▶ [THE TASK]
Quote the listing in full, exactly as given, minus any pictures.

▶ [DATA BLOCK]
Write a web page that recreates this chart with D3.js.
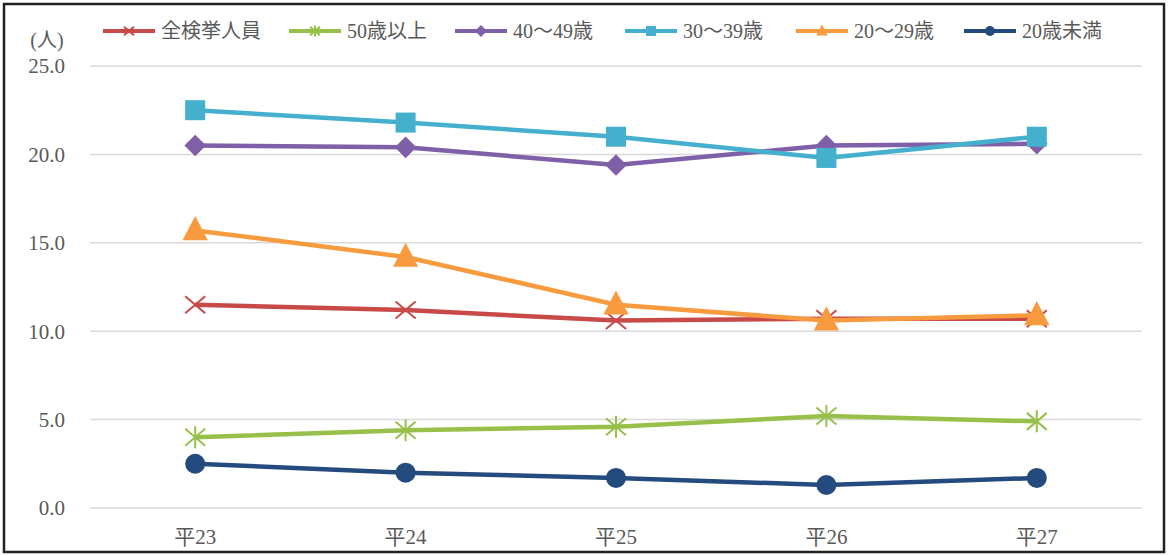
<!DOCTYPE html>
<html lang="ja">
<head>
<meta charset="UTF-8">
<script src="https://d3js.org/d3.v7.min.js"></script>
<style>
  body { margin: 0; background: #fff; }
  text { font-family: "Liberation Serif", "DejaVu Serif", "Noto Sans CJK JP", serif; fill: #595959; }
</style>
</head>
<body>
<svg width="1168" height="556"></svg>
<script>
// data
let years = ['平23', '平24', '平25', '平26', '平27'];
let seriesNames = ['全検挙人員', '50歳以上', '40～49歳', '30～39歳', '20～29歳', '20歳未満'];
let total = [11.5, 11.2, 10.6, 10.7, 10.7];
let over50 = [4.0, 4.4, 4.6, 5.2, 4.9];
let age40s = [20.5, 20.4, 19.4, 20.5, 20.6];
let age30s = [22.5, 21.8, 21.0, 19.8, 21.0];
let age20s = [15.7, 14.2, 11.5, 10.6, 10.9];
let under20 = [2.5, 2.0, 1.7, 1.3, 1.7];
let yTicks = [0, 5, 10, 15, 20, 25];

let colors = ['#c84a48', '#96c04a', '#7f5fa8', '#45b0cd', '#f89a3e', '#244b7e'];
let symbols = ['x', 'asterisk', 'diamond', 'square', 'triangle', 'circle'];
let allValues = [total, over50, age40s, age30s, age20s, under20];

let series = seriesNames.map((name, i) => ({
    name: name, values: allValues[i], color: colors[i], sym: symbols[i]
}));

let svg = d3.select('svg');

// frame
svg.append('rect')
    .attr('x', 4).attr('y', 4).attr('width', 1160).attr('height', 548)
    .attr('fill', 'none').attr('stroke', '#222').attr('stroke-width', 2.5);

let plotLeft = 90, plotRight = 1142, plotTop = 66, plotBottom = 508;

let x = d3.scaleBand().domain(years).range([plotLeft, plotRight]);
let y = d3.scaleLinear().domain([0, 25]).range([plotBottom, plotTop]);

// grid
svg.append('g').selectAll('line')
    .data(yTicks).enter().append('line')
    .attr('x1', plotLeft).attr('x2', plotRight)
    .attr('y1', d => y(d)).attr('y2', d => y(d))
    .attr('stroke', '#d9d9d9').attr('stroke-width', 1.5);

// y labels
svg.append('g').selectAll('text')
    .data(yTicks).enter().append('text')
    .attr('x', 65).attr('y', d => y(d))
    .attr('dy', '0.35em')
    .attr('text-anchor', 'end')
    .attr('font-size', 21)
    .text(d => d.toFixed(1));

svg.append('text')
    .attr('x', 47).attr('y', 40)
    .attr('dy', '0.35em')
    .attr('text-anchor', 'middle')
    .attr('font-size', 20)
    .text('(人)');

// x labels
svg.append('g').selectAll('text')
    .data(years).enter().append('text')
    .attr('x', d => x(d) + x.bandwidth() / 2)
    .attr('y', 537)
    .attr('dy', '0.35em')
    .attr('text-anchor', 'middle')
    .attr('font-size', 21)
    .text(d => d);

// marker drawing
function drawMarker(sel, sym, color, s) {
    if (sym === 'x') {
        sel.append('path')
            .attr('d', `M${-s},${-s * 0.85}L${s},${s * 0.85}M${-s},${s * 0.85}L${s},${-s * 0.85}`)
            .attr('stroke', color).attr('stroke-width', 2).attr('fill', 'none');
    } else if (sym === 'asterisk') {
        sel.append('path')
            .attr('d', `M${-s},${-s * 0.85}L${s},${s * 0.85}M${-s},${s * 0.85}L${s},${-s * 0.85}M0,${-s * 1.1}L0,${s * 1.1}`)
            .attr('stroke', color).attr('stroke-width', 2).attr('fill', 'none');
    } else if (sym === 'diamond') {
        sel.append('path')
            .attr('d', `M0,${-s * 1.2}L${s * 1.2},0L0,${s * 1.2}L${-s * 1.2},0Z`)
            .attr('fill', color);
    } else if (sym === 'square') {
        sel.append('rect')
            .attr('x', -s).attr('y', -s).attr('width', 2 * s).attr('height', 2 * s)
            .attr('fill', color);
    } else if (sym === 'triangle') {
        sel.append('path')
            .attr('d', `M0,${-s * 1.3}L${s * 1.15},${s * 0.9}L${-s * 1.15},${s * 0.9}Z`)
            .attr('fill', color);
    } else {
        sel.append('circle').attr('r', s).attr('fill', color);
    }
}

let line = d3.line()
    .x((d, i) => x(years[i]) + x.bandwidth() / 2)
    .y(d => y(d));

let sizes = { x: 10, asterisk: 10, diamond: 9, square: 10, triangle: 11, circle: 10 };

series.forEach(s => {
    let g = svg.append('g');
    g.append('path')
        .attr('d', line(s.values))
        .attr('fill', 'none')
        .attr('stroke', s.color)
        .attr('stroke-width', 4.5);
    s.values.forEach((v, i) => {
        let m = g.append('g')
            .attr('transform', `translate(${x(years[i]) + x.bandwidth() / 2},${y(v)})`);
        drawMarker(m, s.sym, s.color, sizes[s.sym]);
    });
});

// legend
let legendX = [103, 289, 455, 625, 796, 964];
let legend = svg.append('g');
series.forEach((s, i) => {
    let g = legend.append('g').attr('transform', `translate(${legendX[i]},31)`);
    g.append('line')
        .attr('x1', 0).attr('x2', 52)
        .attr('stroke', s.color).attr('stroke-width', 4);
    let m = g.append('g').attr('transform', 'translate(26,0)');
    drawMarker(m, s.sym, s.color, 5);
    g.append('text')
        .attr('x', 58).attr('y', 0)
        .attr('dy', '0.35em')
        .attr('font-size', 20)
        .text(s.name);
});
</script>
</body>
</html>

▶ [RESULT BELOW]
Write a web page that recreates this chart with D3.js.
<!DOCTYPE html>
<html lang="ja">
<head>
<meta charset="UTF-8">
<script src="https://d3js.org/d3.v7.min.js"></script>
<style>
  body { margin: 0; background: #fff; }
  text { font-family: "Liberation Serif", "DejaVu Serif", "Noto Sans CJK JP", serif; fill: #595959; }
</style>
</head>
<body>
<svg width="1168" height="556"></svg>
<script>
// data
let years = ['平23', '平24', '平25', '平26', '平27'];
let seriesNames = ['全検挙人員', '50歳以上', '40～49歳', '30～39歳', '20～29歳', '20歳未満'];
let total = [11.5, 11.2, 10.6, 10.7, 10.7];
let over50 = [4.0, 4.4, 4.6, 5.2, 4.9];
let age40s = [20.5, 20.4, 19.4, 20.5, 20.6];
let age30s = [22.5, 21.8, 21.0, 19.8, 21.0];
let age20s = [15.7, 14.2, 11.5, 10.6, 10.9];
let under20 = [2.5, 2.0, 1.7, 1.3, 1.7];
let yTicks = [0, 5, 10, 15, 20, 25];

let colors = ['#c84a48', '#96c04a', '#7f5fa8', '#45b0cd', '#f89a3e', '#244b7e'];
let symbols = ['x', 'asterisk', 'diamond', 'square', 'triangle', 'circle'];
let allValues = [total, over50, age40s, age30s, age20s, under20];

let series = seriesNames.map((name, i) => ({
    name: name, values: allValues[i], color: colors[i], sym: symbols[i]
}));

let svg = d3.select('svg');

// frame
svg.append('rect')
    .attr('x', 4).attr('y', 4).attr('width', 1160).attr('height', 548)
    .attr('fill', 'none').attr('stroke', '#222').attr('stroke-width', 2.5);

let plotLeft = 90, plotRight = 1142, plotTop = 66, plotBottom = 508;

let x = d3.scaleBand().domain(years).range([plotLeft, plotRight]);
let y = d3.scaleLinear().domain([0, 25]).range([plotBottom, plotTop]);

// grid
svg.append('g').selectAll('line')
    .data(yTicks).enter().append('line')
    .attr('x1', plotLeft).attr('x2', plotRight)
    .attr('y1', d => y(d)).attr('y2', d => y(d))
    .attr('stroke', '#d9d9d9').attr('stroke-width', 1.5);

// y labels
svg.append('g').selectAll('text')
    .data(yTicks).enter().append('text')
    .attr('x', 65).attr('y', d => y(d))
    .attr('dy', '0.35em')
    .attr('text-anchor', 'end')
    .attr('font-size', 21)
    .text(d => d.toFixed(1));

svg.append('text')
    .attr('x', 47).attr('y', 40)
    .attr('dy', '0.35em')
    .attr('text-anchor', 'middle')
    .attr('font-size', 20)
    .text('(人)');

// x labels
svg.append('g').selectAll('text')
    .data(years).enter().append('text')
    .attr('x', d => x(d) + x.bandwidth() / 2)
    .attr('y', 537)
    .attr('dy', '0.35em')
    .attr('text-anchor', 'middle')
    .attr('font-size', 21)
    .text(d => d);

// marker drawing
function drawMarker(sel, sym, color, s) {
    if (sym === 'x') {
        sel.append('path')
            .attr('d', `M${-s},${-s * 0.85}L${s},${s * 0.85}M${-s},${s * 0.85}L${s},${-s * 0.85}`)
            .attr('stroke', color).attr('stroke-width', 2).attr('fill', 'none');
    } else if (sym === 'asterisk') {
        sel.append('path')
            .attr('d', `M${-s},${-s * 0.85}L${s},${s * 0.85}M${-s},${s * 0.85}L${s},${-s * 0.85}M0,${-s * 1.1}L0,${s * 1.1}`)
            .attr('stroke', color).attr('stroke-width', 2).attr('fill', 'none');
    } else if (sym === 'diamond') {
        sel.append('path')
            .attr('d', `M0,${-s * 1.2}L${s * 1.2},0L0,${s * 1.2}L${-s * 1.2},0Z`)
            .attr('fill', color);
    } else if (sym === 'square') {
        sel.append('rect')
            .attr('x', -s).attr('y', -s).attr('width', 2 * s).attr('height', 2 * s)
            .attr('fill', color);
    } else if (sym === 'triangle') {
        sel.append('path')
            .attr('d', `M0,${-s * 1.3}L${s * 1.15},${s * 0.9}L${-s * 1.15},${s * 0.9}Z`)
            .attr('fill', color);
    } else {
        sel.append('circle').attr('r', s).attr('fill', color);
    }
}

let line = d3.line()
    .x((d, i) => x(years[i]) + x.bandwidth() / 2)
    .y(d => y(d));

let sizes = { x: 10, asterisk: 10, diamond: 9, square: 10, triangle: 11, circle: 10 };

series.forEach(s => {
    let g = svg.append('g');
    g.append('path')
        .attr('d', line(s.values))
        .attr('fill', 'none')
        .attr('stroke', s.color)
        .attr('stroke-width', 4.5);
    s.values.forEach((v, i) => {
        let m = g.append('g')
            .attr('transform', `translate(${x(years[i]) + x.bandwidth() / 2},${y(v)})`);
        drawMarker(m, s.sym, s.color, sizes[s.sym]);
    });
});

// legend
let legendX = [103, 289, 455, 625, 796, 964];
let legend = svg.append('g');
series.forEach((s, i) => {
    let g = legend.append('g').attr('transform', `translate(${legendX[i]},31)`);
    g.append('line')
        .attr('x1', 0).attr('x2', 52)
        .attr('stroke', s.color).attr('stroke-width', 4);
    let m = g.append('g').attr('transform', 'translate(26,0)');
    drawMarker(m, s.sym, s.color, 5);
    g.append('text')
        .attr('x', 58).attr('y', 0)
        .attr('dy', '0.35em')
        .attr('font-size', 20)
        .text(s.name);
});
</script>
</body>
</html>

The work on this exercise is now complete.